写文章至于似乎不会写,写书法至于似乎不会写,那是什么境界呢?如风行水上,不知所从来,亦不知所之,多么自然,多么高明。
我读谢云先生书法,忽然有异样的感受与认识。
万法唯识,面对同样一个对象、文本,会得出不同的结论,在所难免;关键看如何认识、如何解读。
“似乎不会”,就是说本来还是很会写的,只是已然繁华落尽见真淳,不见丝毫吃力。“六十耳顺”,心中一派光风霁月,心安理得,心平气和。“七十从心所欲不逾矩”,无法而法,懒得再想用力不用力。

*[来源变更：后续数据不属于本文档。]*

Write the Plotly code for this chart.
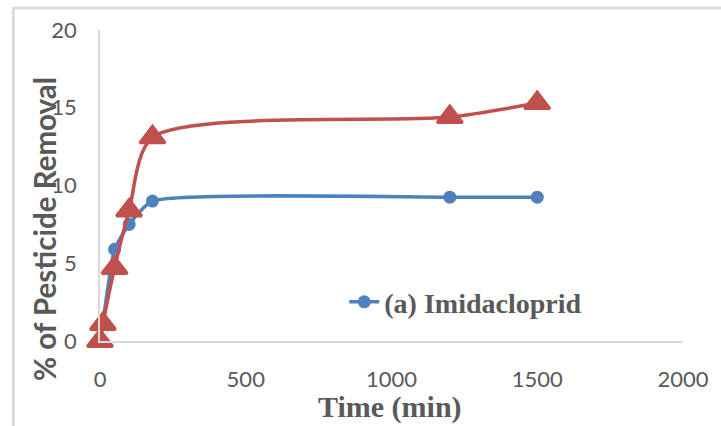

书如其人。早些年认识谢云先生,每次见面,都记得他的随和、和蔼。前两年的一天上午,陪文怀沙翁前去中国国家博物馆,参加谢云先生的书法捐赠仪式,又欣赏到他的谦和、和气。今天到谢云先生家,再次感动于他的祥和、和睦。
“无言独上西楼”,在他家客厅,挂着谢云先生书写的一纸小条幅。而“无言”、“独上”、“西楼主”,正是我的一组名号。岂不缘分?
谢云先生说话虽不多,但句句都在点子上。谢老的书法,亦复如是。
我忽然想到这么一句:谢云先生是一位不应该被冷落的大师—谢云先生对中国现当代书法艺术的推广,贡献巨大,有目共睹;而他本人的书法,也是卓尔不群,自铸高格。其实,他不曾被冷落过,他自己也不觉得被冷落过—那么我如是想,是认定谢云先生的书法,应该被不断地重新去定位,去赏读。他的影响,应该更大才对、才好。
当仁不让,敢为天下先,为儒士所贵。在“大师”一词被滥用的当代,我仍然愿意使用“大师”这两个字。假如不用“大师”这个概念,我还真不知该如何称呼作为艺术家和社会活动家的谢云先生。
之所以喜爱谢云先生的书法,是因为我很讨厌忸怩做作的书法。书法本来就只是写字,古人写得熟练,技进乎道,不知其然而然,自然有王羲之、有颜真卿、有怀素、有王铎。今人条件不一样了,写书法就剩下写书法,不管理论水平如何高、悟性如何高,也难免有为写字而写字的隔膜与挂碍。半生半熟,非此非彼,在水中央激奋,怎不痛苦?
我还喜欢谢云先生的诗,依然是信手拈来,清风徐来。“历尽寒和暑,风涛旧梦疲”;“平生践得青山约,倚枕柴门供息眠”。多么悠游、惬意!
诗不就是言志么?既然没有杜甫的深湛或李白的潇洒,又没有宛如老子的思想或爱因斯坦的思维,那就仍然属于不上不下、不前不后,处于泥泞中挣扎,有必要那么累么?
所以,我推崇谢云先生的书法,那是诗人的放达,是思想的解脱,是精神的释放。谢云先生的书作,也是他的诗作。
谢氏之笔如金刚杵,在时空中穿梭。谢氏之墨有厚度,如大匠挥钝铁,在石头上雕凿,透彻玲珑。
一纸纸古籀篆字,就是一声声旷世的歌曲,一段段异样的故事,一座座别致的楼宇。没有字行行气的横平竖直,却处处有“勾心斗角”的巧构。我反复观赏谢氏的篆书,感觉它宛如琳琅玉饰,随意敷陈着,散发出幽光。
谢云先生既有传统蕴藉,又有创新意识、现代精神。他的单字书法,穿越并打通中西视觉习惯的束缚与阻隔,成为独立的审美对象。一个单字墨团,就是一件混沌的雕塑,不需要具象的五官与肢体,但气质非凡,气局博大。
书画相参的妙谛,在谢云先生的画里有,在他的书法里更为凸显。我看他的画作,是用书法零件的完美组合与布置。我看他的书法,也无不是具体而微的画境、意象、符号。
平正—险绝—平正,谢云先生的书法路线,超越了这种传统书法发展的既定模式。非正非非正,非老非非老,他的人与书,都是天真的。
真力弥漫,其思无邪。或屈或伸,智圆行方。书法至于“化境”,必为化人之苦心孤诣也!